In a nutshell
This study aimed to investigate the outcomes for pediatric patients with acute myeloid leukemia (AML) treated with the MASPORE 2006 protocol.
This study concluded that this treatment protocol provided improved outcomes for these patients when compared to earlier treatment protocols.
From 1997 to 2006, children diagnosed with AML were treated based on the United Kingdom Medical Research Council (MRC) AML12 protocol. From 2007 onwards, the MalaysiaeSingapore AML protocol (MASPORE 2006) was introduced. These protocols differ in terms of risk group stratification (high risk, low risk), lower anthracycline doses (chemotherapy), and earlier stem cell transplants for those with high-risk AML.
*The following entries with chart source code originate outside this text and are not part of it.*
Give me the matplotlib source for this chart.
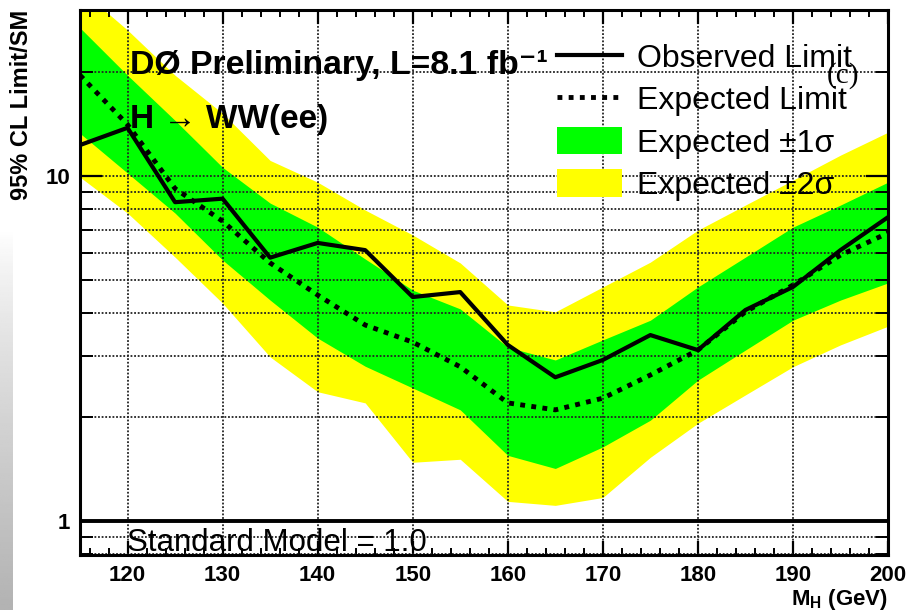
import numpy as np
import matplotlib
matplotlib.use("Agg")
import matplotlib.pyplot as plt
from matplotlib.lines import Line2D
from matplotlib.patches import Patch
from matplotlib.ticker import LogLocator, FixedLocator, MultipleLocator, NullFormatter, FixedFormatter

plt.rcParams['font.family'] = ['Liberation Sans', 'DejaVu Sans']
plt.rcParams['mathtext.fontset'] = 'custom'
plt.rcParams['mathtext.rm'] = 'Liberation Sans'
plt.rcParams['mathtext.bf'] = 'Liberation Sans:bold'
plt.rcParams['mathtext.it'] = 'Liberation Sans:italic'

# ---- data ----
mass = [115, 120, 125, 130, 135, 140, 145, 150, 155, 160, 165, 170, 175, 180, 185, 190, 195, 200]
observed = [12.3, 13.8, 8.4, 8.6, 5.8, 6.4, 6.1, 4.46, 4.61, 3.24, 2.61, 2.93, 3.46, 3.13, 4.09, 4.77, 6.1, 7.6]
expected = [19.6, 14.1, 9.2, 7.4, 5.6, 4.52, 3.70, 3.30, 2.80, 2.20, 2.10, 2.27, 2.65, 3.13, 4.04, 4.83, 5.9, 6.84]
plus2 = [34.8, 26.5, 19.6, 15.2, 11.1, 9.6, 7.97, 6.75, 5.6, 4.23, 4.04, 4.77, 5.63, 6.97, 8.24, 9.73, 11.5, 13.4]
plus1 = [26.9, 19.6, 14.5, 10.6, 8.35, 7.11, 5.75, 4.67, 4.12, 3.19, 2.93, 3.35, 3.82, 4.77, 5.82, 7.11, 8.24, 9.6]
minus1 = [13.3, 10.2, 7.81, 5.71, 4.37, 3.39, 2.81, 2.43, 2.10, 1.55, 1.42, 1.64, 1.96, 2.56, 3.13, 3.82, 4.37, 4.90]
minus2 = [9.93, 7.81, 5.82, 4.28, 2.99, 2.37, 2.20, 1.48, 1.51, 1.14, 1.11, 1.17, 1.53, 1.92, 2.32, 2.80, 3.24, 3.67]
sm_value = 1.0
x_ticks = [120, 130, 140, 150, 160, 170, 180, 190, 200]
y_ticks = [1, 10]
y_ticklabels = ["1", "10"]

fig = plt.figure(figsize=(9.12, 6.10), dpi=100)
W, H = 912, 610
ax = fig.add_axes([80 / W, 1 - 555 / H, 808 / W, 545 / H])

# left grey strip (slide background)
sax = fig.add_axes([0, 0, 13 / W, 1])
sax.imshow(1 - 0.3 * np.clip((np.linspace(0, 1, 256) - 0.38) / 0.62, 0, 1).reshape(-1, 1) ** 0.8,
           cmap='gray', vmin=0, vmax=1, aspect='auto', origin='upper')
sax.axis('off')

ax.fill_between(mass, minus2, plus2, color='#ffff00', lw=0, zorder=1)
ax.fill_between(mass, minus1, plus1, color='#00ff00', lw=0, zorder=1.1)
ax.plot(mass, expected, color='black', lw=3.5, linestyle=(0, (1, 1.3)), zorder=3)
ax.plot(mass, observed, color='black', lw=3, zorder=3.1)
ax.axhline(sm_value, color='black', lw=2.8, zorder=3)

ax.set_yscale('log')
ax.set_xlim(115, 200)
ax.set_ylim(0.797, 30.3)

ax.xaxis.set_major_locator(FixedLocator(x_ticks))
ax.xaxis.set_minor_locator(MultipleLocator(2))
ax.yaxis.set_major_locator(FixedLocator(y_ticks))
ax.yaxis.set_major_formatter(FixedFormatter(y_ticklabels))
ax.yaxis.set_minor_locator(LogLocator(base=10, subs=np.arange(2, 10)))
ax.yaxis.set_minor_formatter(NullFormatter())

ax.grid(True, which='major', axis='x', color='#222222', lw=1.3, linestyle=(0, (1, 1)))
ax.grid(True, which='both', axis='y', color='#222222', lw=1.3, linestyle=(0, (1, 1)))
ax.set_axisbelow(False)
for gl in ax.get_xgridlines() + ax.get_ygridlines():
    gl.set_zorder(2)

ax.tick_params(axis='x', which='major', direction='in', length=10, width=1.6, top=True, bottom=True,
               labelsize=16, pad=7)
ax.tick_params(axis='x', which='minor', direction='in', length=5, width=1.4, top=True, bottom=True)
ax.tick_params(axis='y', which='major', direction='in', length=16, width=1.6, left=True, right=True,
               labelsize=16, pad=7)
ax.tick_params(axis='y', which='minor', direction='in', length=9, width=1.4, left=True, right=True)
for lab in ax.get_xticklabels() + ax.get_yticklabels():
    lab.set_fontweight('bold')
for s in ax.spines.values():
    s.set_linewidth(2.2)
    s.set_zorder(5)

fig.text(22 / W, 1 - 10 / H, '95% CL Limit/SM', rotation=90, fontsize=17, fontweight='bold',
         ha='center', va='top')
ax.set_xlabel(r'M$_{\mathbf{H}}$ (GeV)', fontsize=16, fontweight='bold', loc='right')
ax.xaxis.set_label_coords(1.0, -0.058)

ax.text(0.0619, 0.8826, 'DØ Preliminary, L=8.1 fb⁻¹', transform=ax.transAxes,
        fontsize=24.3, fontweight='bold', ha='left', va='baseline', zorder=6)
ax.text(0.0619, 0.7835, 'H → WW(ee)', transform=ax.transAxes,
        fontsize=24, fontweight='bold', ha='left', va='baseline', zorder=6)
ax.text(0.944, 0.879, '(c)', transform=ax.transAxes, fontsize=21, family='Liberation Serif',
        ha='center', va='center', zorder=6)
ax.text(0.058, 0.007, 'Standard Model = 1.0', transform=ax.transAxes, fontsize=22.5,
        ha='left', va='baseline', zorder=6)

handles = [Line2D([], [], color='black', lw=3),
           Line2D([], [], color='black', lw=3.5, linestyle=(0, (1, 1.3))),
           Patch(facecolor='#00ff00', edgecolor='none'),
           Patch(facecolor='#ffff00', edgecolor='none')]
labels = ['Observed Limit', 'Expected Limit', 'Expected ±1σ', 'Expected ±2σ']
leg = ax.legend(handles, labels, loc='upper left', bbox_to_anchor=(0.5903, 0.941),
                frameon=False, fontsize=23, handlelength=2.05, handleheight=0.95,
                handletextpad=0.45, labelspacing=0.33, borderpad=0, borderaxespad=0)
leg.set_zorder(6)

fig.savefig('out.png', dpi=100)
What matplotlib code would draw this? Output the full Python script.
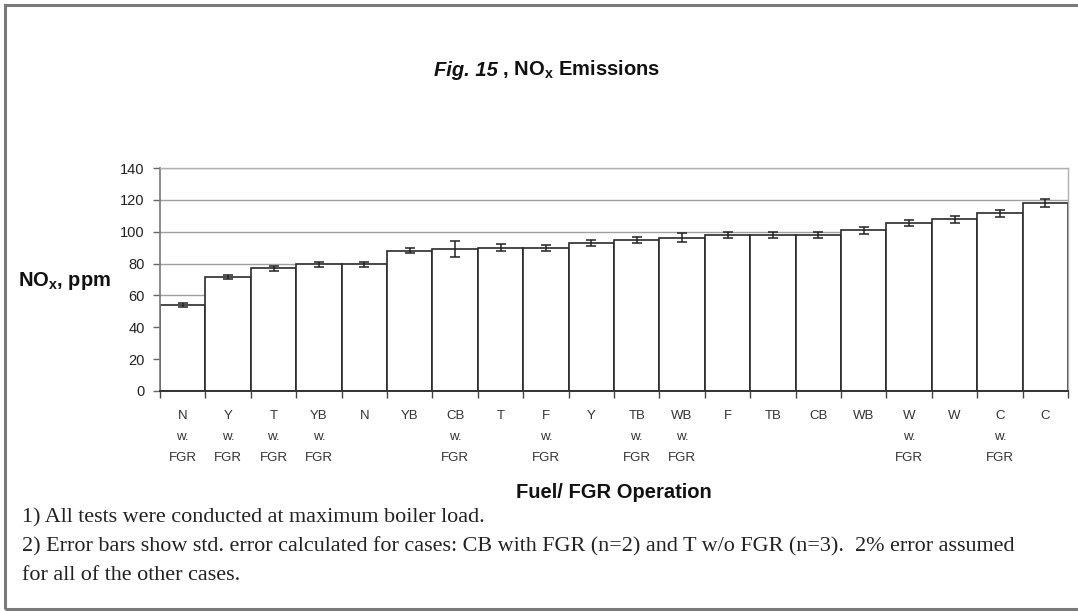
import matplotlib
matplotlib.use("Agg")
import matplotlib.pyplot as plt
import numpy as np
from matplotlib.patches import Rectangle

plt.rcParams["mathtext.fontset"] = "custom"
plt.rcParams["mathtext.rm"] = "Liberation Sans:bold"
plt.rcParams["mathtext.it"] = "Liberation Sans:italic:bold"
plt.rcParams["mathtext.bf"] = "Liberation Sans:bold"

categories = ["N\nw.\nFGR", "Y\nw.\nFGR", "T\nw.\nFGR", "YB\nw.\nFGR", "N", "YB",
              "CB\nw.\nFGR", "T", "F\nw.\nFGR", "Y", "TB\nw.\nFGR", "WB\nw.\nFGR",
              "F", "TB", "CB", "WB", "W\nw.\nFGR", "W", "C\nw.\nFGR", "C"]
values = [54, 71.5, 77, 79.6, 79.6, 88.2, 89.1, 90, 90, 93, 94.7, 96.2,
          98, 98, 98, 100.8, 105.4, 107.9, 111.7, 118]
errors = [1.1, 1.4, 1.5, 1.6, 1.6, 1.8, 5.0, 2.0, 1.8, 1.9, 1.9, 2.8,
          2.0, 2.0, 2.0, 2.0, 2.1, 2.2, 2.2, 2.4]
yticks = [0, 20, 40, 60, 80, 100, 120, 140]

W, H = 1078, 611
fig = plt.figure(figsize=(W / 100, H / 100), dpi=100)
fig.patch.set_facecolor("white")

# outer border
fig.add_artist(Rectangle((5 / W, 2 / H), 1.2, (609 - 5) / H, transform=fig.transFigure,
                         fill=False, edgecolor="#7a7a7a", lw=2.2))

ax = fig.add_axes([160 / W, (H - 391) / H, (1068 - 160) / W, (391 - 168) / H])
x = np.arange(len(values))
ax.set_axisbelow(True)
ax.yaxis.grid(True, color="#a0a0a0", lw=1.0)
ax.bar(x, values, width=1.0, color="white", edgecolor="#2a2a2a", lw=1.2, zorder=2)
ax.errorbar(x, values, yerr=errors, fmt="none", ecolor="#222222", elinewidth=1.1,
            capsize=3.5, capthick=1.1, zorder=3)

ax.set_xlim(-0.5, len(values) - 0.5)
ax.set_ylim(0, 140)
ax.set_yticks(yticks)
ax.set_yticklabels([str(v) for v in yticks], fontsize=10.5, family="Liberation Sans", color="#222222")
ax.set_xticks(x)
ax.set_xticklabels(categories, fontsize=9.5, family="Liberation Sans", color="#333333",
                   linespacing=1.95, va="top")
ax.tick_params(axis="x", which="major", length=0, pad=14)
ax.set_xticks(np.arange(-0.5, len(values), 1.0), minor=True)
ax.tick_params(axis="x", which="minor", length=5, color="#444444", width=1)
ax.tick_params(axis="y", length=5, color="#666666", width=1, pad=6)

for s in ["top", "right"]:
    ax.spines[s].set_color("#b0b0b0")
    ax.spines[s].set_linewidth(1.0)
ax.spines["left"].set_color("#777777")
ax.spines["left"].set_linewidth(1.2)
ax.spines["bottom"].set_color("#333333")
ax.spines["bottom"].set_linewidth(1.4)

# title in two parts: italic "Fig. 15" followed by " , NOx Emissions"
ty = 1 - 76 / H
t1 = fig.text(433 / W, ty, "Fig. 15", ha="left", va="baseline",
              fontsize=14.5, fontweight="bold", fontstyle="italic",
              family="Liberation Sans", color="#111111")
fig.canvas.draw()
r = fig.canvas.get_renderer()
bb1 = t1.get_window_extent(r)
t2 = fig.text(bb1.x1 / W, ty, r" , NO$_\mathregular{x}$ Emissions", ha="left",
              va="baseline", fontsize=14.5, fontweight="bold", family="Liberation Sans",
              color="#111111")
bb2 = t2.get_window_extent(r)
total = bb2.x1 - bb1.x0
shift = (547 - total / 2) - bb1.x0
t1.set_x((bb1.x0 + shift) / W)
t2.set_x((bb1.x1 + shift) / W)

fig.text(18 / W, 1 - 281 / H, r"NO$_\mathregular{x}$, ppm", ha="left", va="center",
         fontsize=14.5, fontweight="bold", family="Liberation Sans", color="#111111")
fig.text(614 / W, 1 - 493 / H, "Fuel/ FGR Operation", ha="center", va="center",
         fontsize=14.5, fontweight="bold", family="Liberation Sans", color="#111111")

notes = ["1) All tests were conducted at maximum boiler load.",
         "2) Error bars show std. error calculated for cases: CB with FGR (n=2) and T w/o FGR (n=3).  2% error assumed",
         "for all of the other cases."]
for i, line in enumerate(notes):
    fig.text(22 / W, 1 - (518 + i * 29) / H, line, ha="left", va="center",
             fontsize=15.9, family="Liberation Serif", color="#222222")

fig.savefig("out.png", dpi=100)
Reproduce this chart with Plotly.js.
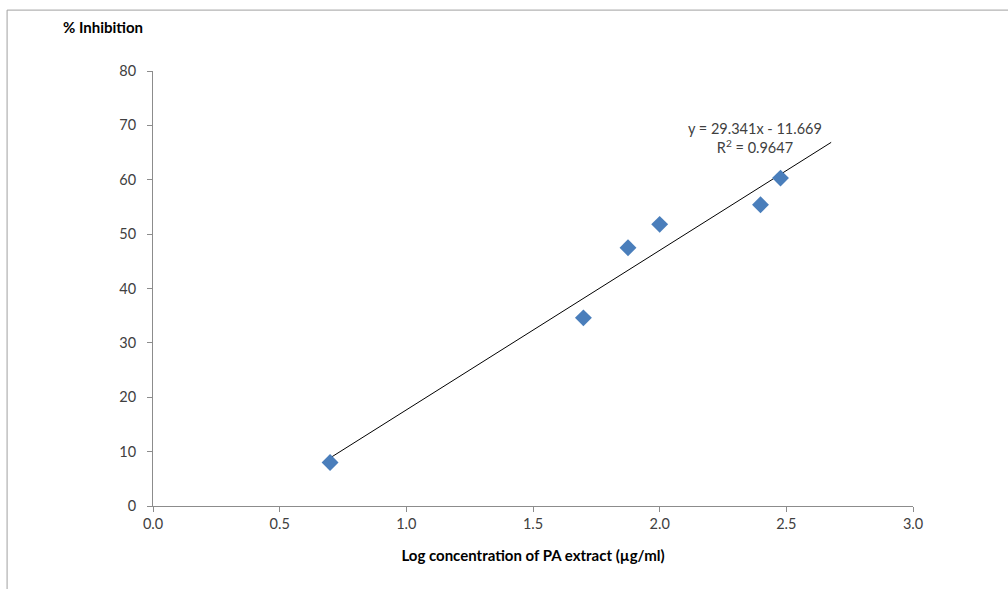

It was unknown if the outcomes were improved for pediatric patients with AML patients who received the MASPORE 2006 treatment compared to earlier protocols.
Methods & findings
This study involved 62 patients with AML under the age of 18. 36 patients were treated with the AML12 protocol of and 26 were treated with the MASPORE 2006 protocol.
The 10-year overall survival (OS) rate was 88% for the MASPORE group compared to 50.1% for the AML12 group. The survival rate without complications from the AML at 10 years was 72.1% for the MASPORE group compared to 50.1% for the AML12 group.
The intensive care admission rate was 11.5% for the MASPORE group compared to 47.2% for the AML12 group. Also, fewer patients in the MASPORE group relapsed (26.9%) compared to 50% in the AML12 group.
The bottom line
This study concluded that pediatric patients with AML patients treated with the MASPORE 2006 protocol had better outcomes than those treated with the earlier AML12 protocol. Improvements were seen in long-term survival rates and reduced intensive care unit admission rates.
The fine print
This study had a very small number of participants. Also, patients were not randomly assigned to one group.